Strengths:
- Idea of forms that change and diminish with height
- Integrating building technology
- “Responsive Skin”
- Connection to water
Weaknesses:
- Quality of presentation
- larity of media
- Needs a clearer overall “vision”
- Too much micro, not enough macro
- Should engage more with the public, provide degrees of shelter
- How exactly are atria used and designed for?
Going forward:
After talking with classmates and getting feedback from reviewers, I’m starting to see the direction my project should go. While it may have contained some interesting ideas, the way my midterm was presented visually made it hard to see what those ideas were. Some clearer section drawings showing relationship to the site and ground plane would help with this, but this only underlined a larger problem–up until that point, I had been playing around with different shapes and configurations of units, and then creating forms based on that unit language, when I should have been thinking of it the other way around–in other words, finding the vision of my design, its abstract purpose, and then working towards the form and units from there. Since the Evolo competition is all about vision, I started to do what I should have been doing weeks ago–brainstorming a much more clearly defined set of goals, and forming an imagery that evokes a certain vernacular, and also the nearby natural beauty of the Columbia Gorge. Together with other students, I began experimenting with the idea of “cliffs on the river,” and also a form that suggests flow. Looking through my older iterations, the one that other people liked more than my other current ones was one that used the form of the building itself to shelter units, carving into the curving facade at certain points to reveal clusters of units, almost like the pueblo cliff dwellings of the southwest. If I can combine this idea with cutting edge building technology, the idea of building the city up, and scattering small, 6-story community atria throughout the space to accommodate different functions such as restaurants, theaters, bars, and apartments, I think I can create an eye-catching and evocative building.

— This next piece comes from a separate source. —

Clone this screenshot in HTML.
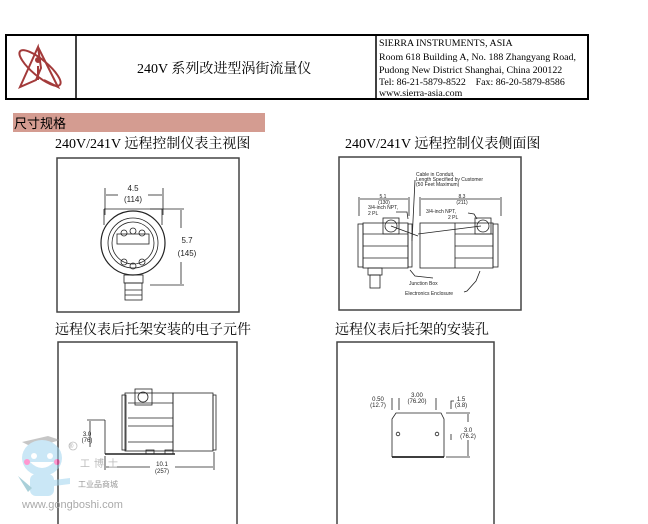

For the final, I also plan to work on graphics and organization, because it doesn’t really matter if I have good ideas if they aren’t clearly expressed visually. I’m currently signed up for a Pluralsight grasshopper course online that I hope will improve my ability to get good quality renderings out of my design files, and I’m working on downloading more helpful Rhino plugins.
A skyscraper I like:
The Aspire Tower, a 90-story skyscraper by the London firm Grimshaw.
Why I like it: The way the units relate to the exterior I think is interesting, as well as how the building interacts with the ground plane, popping in and out at certain points, extending out an entranceway with bands of shelter and openness. The building also seems like a good precedent to look at in terms of where atria are placed, how they are designed, and how large they need to be. I think it would be good to start to move away from the idea of one or two huge atria in my skyscraper. Although having fewer, larger atria is more unifying in plan, breaking them up in to smaller chunks and distributing them more evenly throughout the building would be better for a more human-scaled environment.